The judge said: "You are not to be punished for the way in which you conducted your defence.
"However, it is appropriate to note that you have not done anything in the conduct of your defence to ameliorate the impacts of your crimes.
"I am unable to discern any signs of remorse and the conduct of your case is demonstrable of your complete lack of remorse.
"It is to be hoped, Mr Murdoch, that one day in the future while Peter Falconio's parents are young enough and in sufficient health to find some peace, you will see your way clear to help them find their peace, by disclosing where you buried the body of their son.
"Given your current attitude, I am not hopeful that you will ever co-operate to this extent."
He said it was not known why or when Murdoch first decided to kill Peter, nor why he constructed the "well-made" handcuffs used to bind Joanne's hands.
He suggested Murdoch may have left his camper trailer hidden in the bush and set off to abduct a young woman with the idea of taking her back to his trailer.
He also said Murdoch was a heavy user of amphetamines in order to stay alert while transporting large amounts of cannabis long distances across Australia.
But the judge also highlighted the adverse side effects of using amphetamines, which he said included "hallucinations, illusions and paranoia".

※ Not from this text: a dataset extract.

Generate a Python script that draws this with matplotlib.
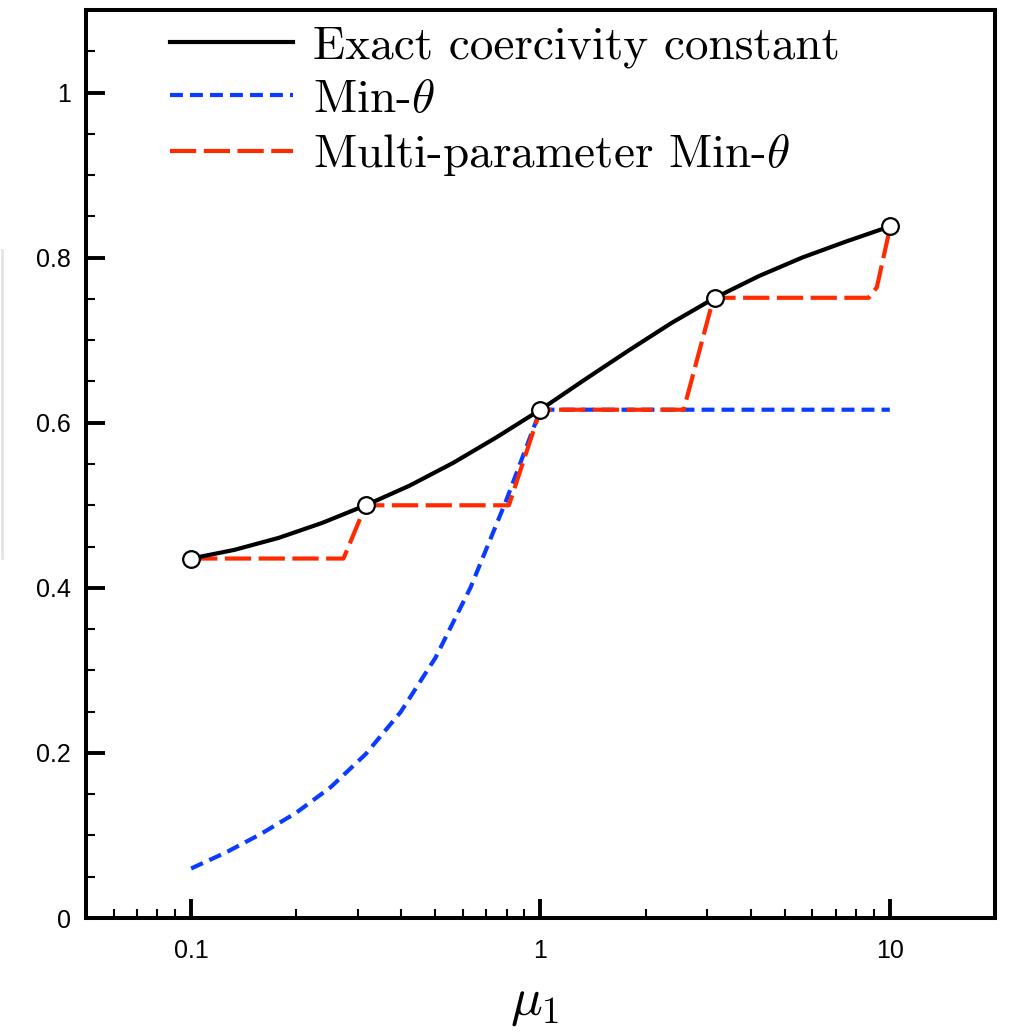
import matplotlib
matplotlib.use("Agg")
import matplotlib.pyplot as plt
from matplotlib.ticker import MultipleLocator, FixedLocator, LogLocator, NullFormatter
from matplotlib.lines import Line2D

plt.rcParams["mathtext.fontset"] = "cm"
plt.rcParams["font.family"] = ["Liberation Sans", "DejaVu Sans"]

# exact coercivity constant
mu_exact = [0.1, 0.133, 0.178, 0.237, 0.316, 0.422, 0.562, 0.75, 1.0,
            1.33, 1.78, 2.37, 3.16, 4.22, 5.62, 7.5, 10.0]
alpha_exact = [0.4355, 0.446, 0.4605, 0.4786, 0.500, 0.5238, 0.5513, 0.5826,
               0.6158, 0.6514, 0.687, 0.7208, 0.7514, 0.7777, 0.8002, 0.8196,
               0.8378]

# sample points (circles)
mu_samples = [0.1, 0.316, 1.0, 3.16, 10.0]
alpha_samples = [0.4355, 0.500, 0.6158, 0.7514, 0.8378]

# Min-theta lower bound
mu_min = [0.1, 0.126, 0.158, 0.2, 0.251, 0.316, 0.398, 0.501, 0.631, 0.794,
          1.0, 10.0]
alpha_min = [0.060, 0.0796, 0.1016, 0.1276, 0.1586, 0.1986, 0.2496, 0.3156,
             0.4006, 0.5036, 0.6158, 0.6158]

# multi-parameter Min-theta
mu_multi = [0.1, 0.273, 0.316, 0.812, 1.0, 2.57, 3.13, 8.7, 9.18, 9.95, 10.0]
alpha_multi = [0.4355, 0.4355, 0.500, 0.500, 0.6158, 0.6158, 0.7514, 0.7514,
               0.764, 0.831, 0.8378]

fig = plt.figure(figsize=(10.09, 10.33), dpi=100)
ax = fig.add_axes([0.0852, 0.1113, 0.9009, 0.8790])

ax.plot(mu_min, alpha_min, color="#0a3cff", lw=3.0, dashes=(3.1, 1.7),
        label=r"Min-$\theta$", zorder=2)
ax.plot(mu_multi, alpha_multi, color="#ff2a00", lw=3.0, dashes=(6.3, 1.8),
        label=r"Multi-parameter Min-$\theta$", zorder=3)
ax.plot(mu_exact, alpha_exact, color="black", lw=3.0,
        label="Exact coercivity constant", zorder=4)
ax.plot(mu_samples, alpha_samples, "o", ms=12, mfc="white", mec="black",
        mew=1.6, zorder=5)

ax.set_xscale("log")
ax.set_xlim(0.05, 20)
ax.set_ylim(0, 1.1)

ax.xaxis.set_major_locator(FixedLocator([0.1, 1, 10]))
ax.set_xticklabels(["0.1", "1", "10"])
ax.xaxis.set_minor_locator(LogLocator(base=10, subs=range(2, 10)))
ax.xaxis.set_minor_formatter(NullFormatter())
ax.yaxis.set_major_locator(FixedLocator([0, 0.2, 0.4, 0.6, 0.8, 1.0]))
ax.set_yticklabels(["0", "0.2", "0.4", "0.6", "0.8", "1"])
ax.yaxis.set_minor_locator(MultipleLocator(0.05))

ax.tick_params(which="both", direction="in", top=False, right=False, labelsize=18)
ax.tick_params(which="major", length=14, width=2.8)
ax.tick_params(which="minor", length=6.5, width=1.5)
ax.tick_params(axis="y", pad=11)
ax.tick_params(axis="x", pad=15)
for s in ax.spines.values():
    s.set_linewidth(2.9)

ax.set_xlabel(r"$\mu_1$", fontsize=38)
ax.xaxis.set_label_coords(0.494, -0.066)

handles, labels = ax.get_legend_handles_labels()
order = [2, 0, 1]
ax.legend([handles[i] for i in order], [labels[i] for i in order],
          loc="upper left", bbox_to_anchor=(0.092, 0.9825), frameon=False,
          borderaxespad=0, borderpad=0, handlelength=2.61, handletextpad=0.42,
          labelspacing=0.22, prop={"family": "cmr10", "size": 34})

# leftover bracket at the left edge
fig.add_artist(Line2D([2 / 1009, 2 / 1009], [1 - 250 / 1033, 1 - 558 / 1033],
                      transform=fig.transFigure, color="#e4e4e4", lw=2))

fig.savefig("out.png", dpi=100)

The judge said: "I mention all these possibilities to emphasise only you know the answers to these questions.
"Whether you will ever reach the stage of rehabilitation of being able to acknowledge your guilt and explain your motivations for your conduct remains to be seen.
"There are many adjectives that could be used to describe the cold-blooded nature and brutality of your conduct. I will not use those adjectives."
The judge said he believed Murdoch's prospects of rehabilitation were minimal. He had taken into account Murdoch's age and the "real prospect he would die in jail".
"I fix a non-parole period of 28 years, commencing on November 10, 2003."
After the sentencing, in the public gallery, Joanne put her hand to her mouth and Peter's brother Nick placed his arm around her shoulder.
Outside court, Mr Falconio's father said he was "very happy indeed" with the sentencing, but no-one else would comment to reporters.
Murdoch's barrister Grant Algie said Murdoch may be "quite a different person to the person he is now" in 20 years. A 20-year non-parole period was "a very long time".